Anche nel movimento moderno le figure femminili sono rare, non considerate al pari dei colleghi uomini. Riemerge così la storia della progettista e pioniera del design Lilly Reich, e di come la passione per la moda la portò a diventare la mente dietro molte delle più celebri creazioni di Mies Van der Rohe, creando oltre a spazi trasversali creati da panneggi e tende, alcuni tra i pezzi più iconici del design del 900, come il famoso Barcelona Daybed. Purtroppo l’archivio della Reich è andato disperso ed è difficile ricostruire quanto del suo lavoro sia stato poi attribuito a Van de Rohe.

I mitici stilisti di Anversa nella mostra “Fashion & Interiors”
L’ultima parte della mostra è dedicata ai designer più vicini alla recente storia di Anversa, portandoci a scoprire come l’acquisto e la ristrutturazione da parte della designer Ann Demeulemeester e del fotografo Patrick Robyn, della cosiddetta Maison Guiette – disegnata tra 1926 e il 1927 da Le Corbusier per l’artista René Guiette – sia stata fondante per definire l’identità e lo stile della fashion designer belga. Altra scoperta è sullo stilista Raf Simons, che ha realizzato la sua tesi di diploma progettando degli incredibili mobili a forma di corsetto.

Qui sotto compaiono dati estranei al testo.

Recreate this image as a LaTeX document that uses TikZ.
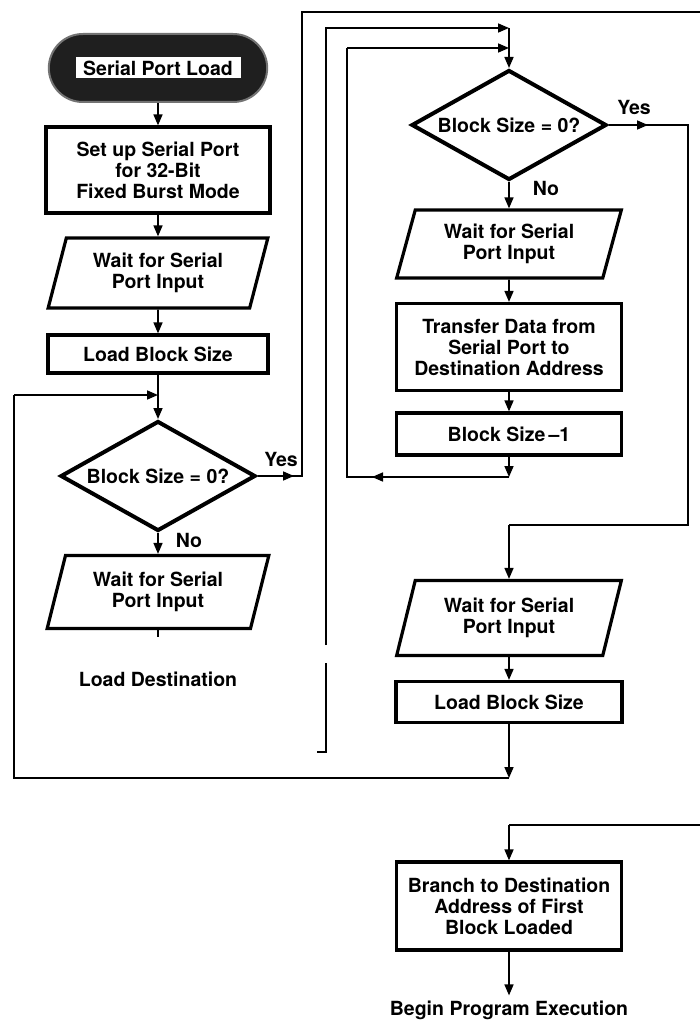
\documentclass[tikz,border=0pt]{standalone}
\usepackage{fontspec}
\setmainfont{TeX Gyre Heros}
\usetikzlibrary{arrows.meta,shapes.geometric,shapes.misc}
\newcommand\nodefont{\fontsize{19.5}{21}\selectfont\bfseries}
\tikzset{
  conn/.style={line width=1.6pt,-{Triangle[length=11pt,width=9pt]}},
  wire/.style={line width=1.6pt},
  procbox/.style={draw,line width=3.2pt,rectangle,align=center,font=\nodefont,inner sep=0pt},
  iobox/.style={draw,line width=3.2pt,trapezium,trapezium left angle=72,trapezium right angle=108,
    trapezium stretches=true,align=center,font=\nodefont,inner sep=0pt},
  decision/.style={draw,line width=4pt,diamond,aspect=1.77,minimum width=195pt,minimum height=110pt,
    font=\nodefont,inner sep=0pt},
  terminal/.style={rounded rectangle,fill=black!88,draw=black!55,line width=2pt,
    minimum width=225pt,minimum height=68pt},
  plaintext/.style={font=\nodefont,inner sep=0pt},
}
\begin{document}
\begin{tikzpicture}[x=1pt,y=-1pt]
\useasboundingbox (0,0) rectangle (700,1022);

% left column
\node[terminal] (term) at (158,68) {};
\node[fill=white,font=\nodefont,minimum width=165pt,minimum height=21pt,inner sep=0pt] (termlbl) at (158,68) {Serial Port Load};
\node[procbox,minimum width=224pt,minimum height=86pt] (setup) at (158,170) {Set up Serial Port\\for 32-Bit\\Fixed Burst Mode};
\node[iobox,minimum width=220pt,minimum height=70pt] (wait1) at (158,273) {Wait for Serial\\Port Input};
\node[procbox,minimum width=220pt,minimum height=38pt] (lbs1) at (158,354) {Load Block Size};
\node[decision] (dec1) at (158,476) {Block Size = 0?};
\node[iobox,minimum width=222pt,minimum height=73pt] (wait2) at (158,592) {Wait for Serial\\Port Input};
\node[plaintext] (loaddest) at (158,679) {Load Destination};

% right column
\node[decision] (dec2) at (509,125) {Block Size = 0?};
\node[iobox,minimum width=225pt,minimum height=68pt] (wait3) at (509,244) {Wait for Serial\\Port Input};
\node[procbox,minimum width=225pt,minimum height=87pt] (xfer) at (509,347) {Transfer Data from\\Serial Port to\\Destination Address};
\node[procbox,minimum width=225pt,minimum height=42pt] (bsm1) at (509,434) {Block Size\,–1};
\node[iobox,minimum width=225pt,minimum height=75pt] (wait4) at (509,618) {Wait for Serial\\Port Input};
\node[procbox,minimum width=226pt,minimum height=41pt] (lbs2) at (509,702) {Load Block Size};
\node[procbox,minimum width=225pt,minimum height=88pt] (branch) at (509,906) {Branch to Destination\\Address of First\\Block Loaded};
\node[plaintext] (begin) at (509,1010) {Begin Program Execution};

% labels
\node[plaintext] (yes1) at (281,459) {Yes};
\node[plaintext] (no1) at (189,540) {No};
\node[plaintext] (yes2) at (634,107) {Yes};
\node[plaintext] (no2) at (546,188) {No};

% coordinates
\coordinate (j1) at (158,395);
\coordinate (lj) at (14,395);
\coordinate (lb) at (14,778);
\coordinate (jb) at (509,778);
\coordinate (y1m) at (294,476);
\coordinate (y1a) at (302,476);
\coordinate (t1) at (302,12);
\coordinate (t1r) at (700,12);
\coordinate (f0) at (317,752);
\coordinate (f1) at (326,752);
\coordinate (g1) at (326,663);
\coordinate (g2) at (326,645);
\coordinate (t2) at (326,28);
\coordinate (a2) at (509,28);
\coordinate (k0) at (509,477);
\coordinate (km) at (372,477);
\coordinate (k1) at (347,477);
\coordinate (t3) at (347,48);
\coordinate (a3) at (509,48);
\coordinate (y2m) at (648,125);
\coordinate (r1) at (688,125);
\coordinate (r2) at (688,525);
\coordinate (r3) at (509,525);
\coordinate (b0) at (700,825);
\coordinate (b1) at (509,825);
\coordinate (stub) at (158,637);

% left column flow
\draw[conn] (term) -- (setup);
\draw[conn] (setup) -- (wait1);
\draw[conn] (wait1) -- (lbs1);
\draw[wire] (lbs1) -- (j1);
\draw[conn] (j1) -- (dec1);
\draw[conn] (dec1) -- (wait2);
\draw[wire] (wait2) -- (stub);
\draw[wire] (dec1.east) -- (y1a) -- (t1) -- (t1r);
\draw[conn] (dec1.east) -- (y1m);

% load destination loop
\draw[wire] (f0) -- (f1) -- (g1);
\draw[conn] (g2) -- (t2) -- (a2);

% right column flow
\draw[conn] (a2) -- (dec2);
\draw[conn] (dec2) -- (wait3);
\draw[conn] (wait3) -- (xfer);
\draw[conn] (xfer) -- (bsm1);
\draw[conn] (bsm1) -- (k0);
\draw[wire] (k0) -- (k1) -- (t3);
\draw[conn] (k0) -- (km);
\draw[conn] (t3) -- (a3);
\draw[wire] (dec2.east) -- (r1) -- (r2) -- (r3);
\draw[conn] (dec2.east) -- (y2m);
\draw[conn] (r3) -- (wait4);
\draw[conn] (wait4) -- (lbs2);
\draw[conn] (lbs2) -- (jb);
\draw[wire] (jb) -- (lb) -- (lj);
\draw[conn] (lj) -- (j1);

% branch
\draw[wire] (b0) -- (b1);
\draw[conn] (b1) -- (branch);
\draw[conn,shorten >=5pt] (branch) -- (begin);
\end{tikzpicture}
\end{document}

La parte più emozionante della mostra – che esce anche fuori dalle mura del museo con una residenza e una installazione nello spazio Vitra curata dalla designer Meryll Rogge – è sicuramente la possibilità di immergersi in uno spazio che rappresenta al meglio la visione del vero maestro della decostruzione, Martin Margiela. Quel “whitewash”che ha così influenzato la creatività degli ultimi trent’anni – generando una forma di feticismo verso il suo lavoro – permette di smaterializzare tutto quello che si è osservato finora all’interno dell’esposizione. Realizzato dallo stesso Martin, questo spazio emozionale ci permette di entrare nel suo studio, dove il bianco è la dimensione che rimette insieme e sullo stesso piano, un processo che unisce abiti, fotografie, cimeli e graffiti.